Deuster explained, with this condition he has to work very hard to control his limbs. For example, when he reaches for something with his right arm his other arm and both legs try to make the same movement.

Also, because of the cerebral palsy, Deuster has constant muscle spasms in his left arm. He has to sit on his hand in order to keep the spasms under control.

However, he is still able to laugh about his condition. He said, "If anyone walks up on my left side 'boom!' I could be a boxing star"

Although Deuster is able to joke about it now, the cerebral palsy caused hard times for him throughout his life. He said, many people told him that he would not be able to do tasks that capable people take advantage of.
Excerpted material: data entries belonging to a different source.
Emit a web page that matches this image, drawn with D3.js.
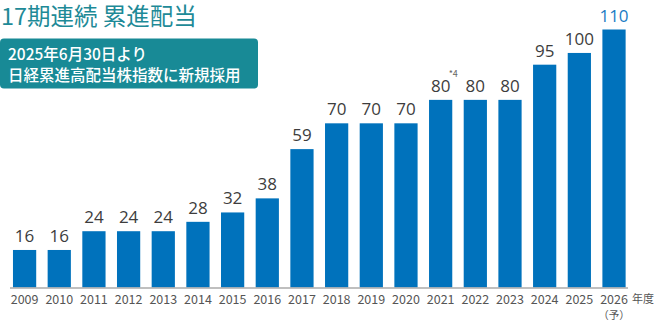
<!DOCTYPE html>
<html>
<head>
<meta charset="utf-8">
<script src="https://cdn.jsdelivr.net/npm/d3@7"></script>
<style>
  html, body { margin: 0; padding: 0; background: #fff; }
  svg { display: block; font-family: "Noto Sans CJK JP", "Noto Sans", sans-serif; }
</style>
</head>
<body>
<svg id="chart" width="666" height="326"></svg>
<script>
// Fiscal years and annual dividend per share (yen)
const years = ["2009","2010","2011","2012","2013","2014","2015","2016","2017",
               "2018","2019","2020","2021","2022","2023","2024","2025","2026"];
const dividends = [16,16,24,24,24,28,32,38,59,70,70,70,80,80,80,95,100,110];
const noteYear = "2021";
const noteText = "*4";
const forecastYear = "2026";
const titleText = "17期連続 累進配当";
const badgeLines = ["2025年6月30日より", "日経累進高配当株指数に新規採用"];

const svg = d3.select("#chart");
const baseY = 287.5;
const chartLeft = 10, chartRight = 628;

const x = d3.scaleBand()
  .domain(years)
  .range([10.2, 628.4])
  .paddingInner(0.33)
  .paddingOuter(0.08);

const y = d3.scaleLinear()
  .domain([0, 110])
  .range([baseY, 29.5]);

// Bars
svg.append("g").selectAll("rect")
  .data(years)
  .join("rect")
  .attr("x", d => x(d))
  .attr("y", (d, i) => y(dividends[i]))
  .attr("width", x.bandwidth())
  .attr("height", (d, i) => baseY - y(dividends[i]))
  .attr("fill", "#0072bc");

// Baseline
svg.append("line")
  .attr("x1", chartLeft).attr("x2", chartRight)
  .attr("y1", baseY + 0.5).attr("y2", baseY + 0.5)
  .attr("stroke", "#aaaaaa").attr("stroke-width", 1.5);

// Value labels
svg.append("g").selectAll("text")
  .data(years)
  .join("text")
  .attr("x", d => x(d) + x.bandwidth() / 2)
  .attr("y", (d, i) => y(dividends[i]) - 8)
  .attr("text-anchor", "middle")
  .attr("font-family", "\"Open Sans\", sans-serif")
  .attr("font-size", 17)
  .attr("font-weight", 500)
  .attr("fill", d => d === forecastYear ? "#1a7cc4" : "#3d3d3d")
  .text((d, i) => dividends[i]);

// Footnote marker
const ni = years.indexOf(noteYear);
svg.append("text")
  .attr("x", x(noteYear) + x.bandwidth() / 2 + 8)
  .attr("y", y(dividends[ni]) - 23)
  .attr("font-size", 9)
  .attr("fill", "#666666")
  .text(noteText);

// Year axis
const axis = d3.axisBottom(x).tickSize(0).tickPadding(0);
const gAxis = svg.append("g")
  .attr("transform", `translate(0,${baseY})`)
  .call(axis);
gAxis.select(".domain").remove();
gAxis.selectAll("text")
  .attr("y", 16)
  .attr("dy", 0)
  .attr("font-size", 12.5)
  .attr("font-family", "\"Noto Sans CJK JP\", sans-serif")
  .attr("fill", "#555555");

svg.append("text")
  .attr("x", 632).attr("y", 303)
  .attr("font-size", 11)
  .attr("fill", "#555555")
  .text("年度");

svg.append("text")
  .attr("x", x(forecastYear) + x.bandwidth() / 2)
  .attr("y", 319)
  .attr("text-anchor", "middle")
  .attr("font-size", 10.5)
  .attr("fill", "#555555")
  .text("（予）");

// Heading
svg.append("text")
  .attr("x", 1).attr("y", 25)
  .attr("font-size", 23.5)
  .attr("font-weight", 400)
  .attr("fill", "#1e8a97")
  .text(titleText);

// Badge
svg.append("rect")
  .attr("x", 0).attr("y", 38.5)
  .attr("width", 258).attr("height", 50)
  .attr("rx", 4)
  .attr("fill", "#188a96");

svg.append("g").selectAll("text")
  .data(badgeLines)
  .join("text")
  .attr("x", 8)
  .attr("y", (d, i) => 60 + i * 21)
  .attr("font-size", 15.5)
  .attr("font-weight", 500)
  .attr("fill", "#ffffff")
  .text(d => d);
</script>
</body>
</html>
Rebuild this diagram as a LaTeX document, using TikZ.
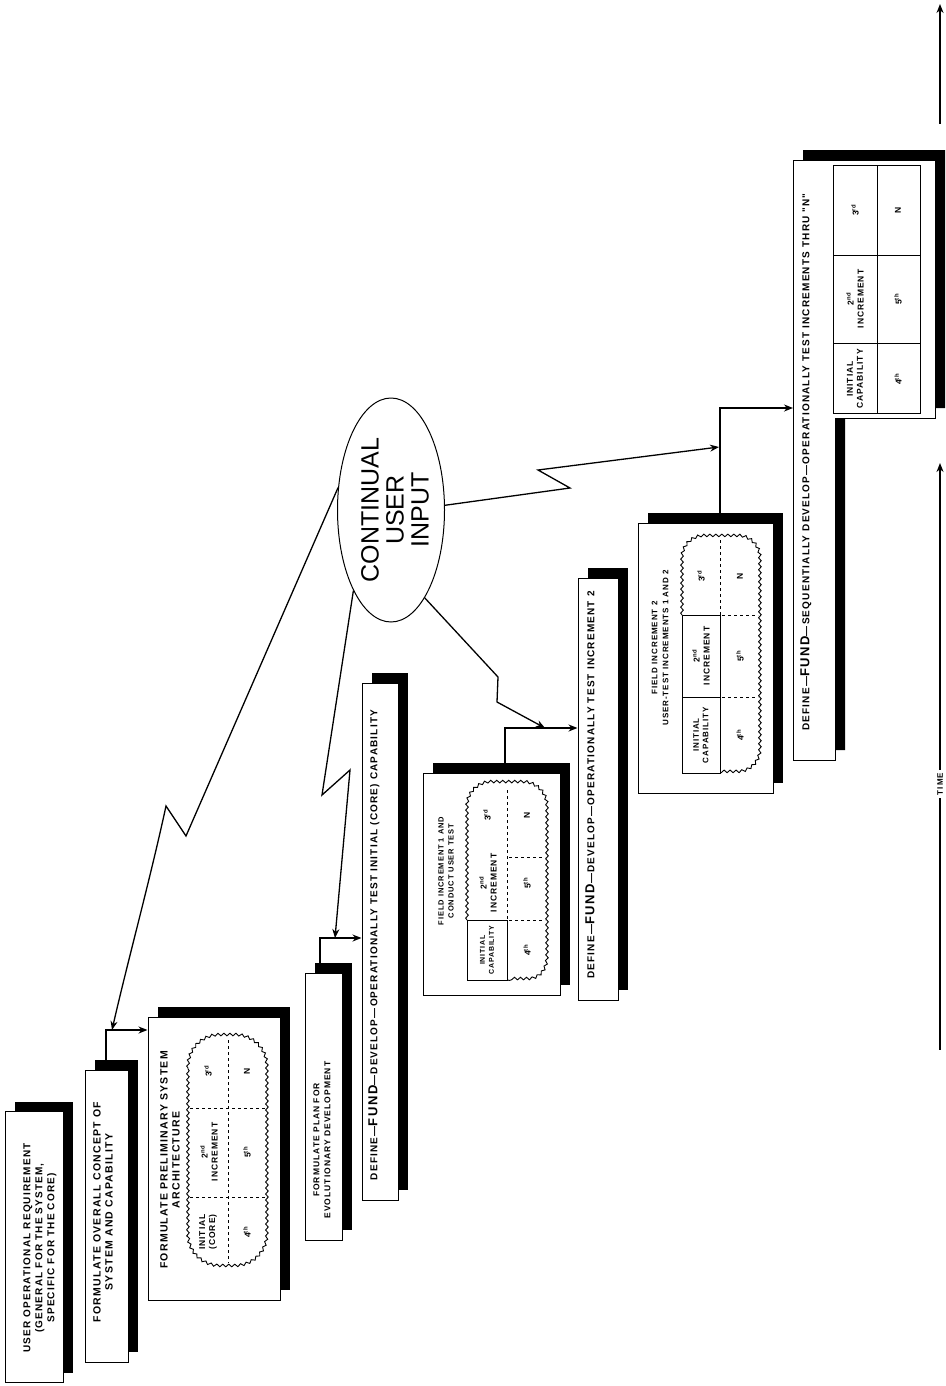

However, being told this has not stopped Deuster.

"I live as normal of a life as I can," Deuster said. This includes living on his own with minimum aid and learning how to drive himself, but also going above and beyond normal day-to-day activities and learning how to ski, water ski and even go on a tandem sky-dive jump.

Even after breaking his arm from skiing, Deuster was back on the slopes the very next winter. When the ski instructors asked him what he wanted to do, he responded, "take me to the top."

The cerebral palsy is Deuster's handicap, but he does not like to refer to it as so.

Deuster said, "A highschool teacher told me 'I resent handicap kids, they slow down the class.'

Deuster responded to her, "I don't see a handicap kid, I see a disabled kid."

Deuster added, "I love this word disable...you can disable the word and make it able."

Deuster was the Brown Bag Speaker Series guest for May 3, 2008.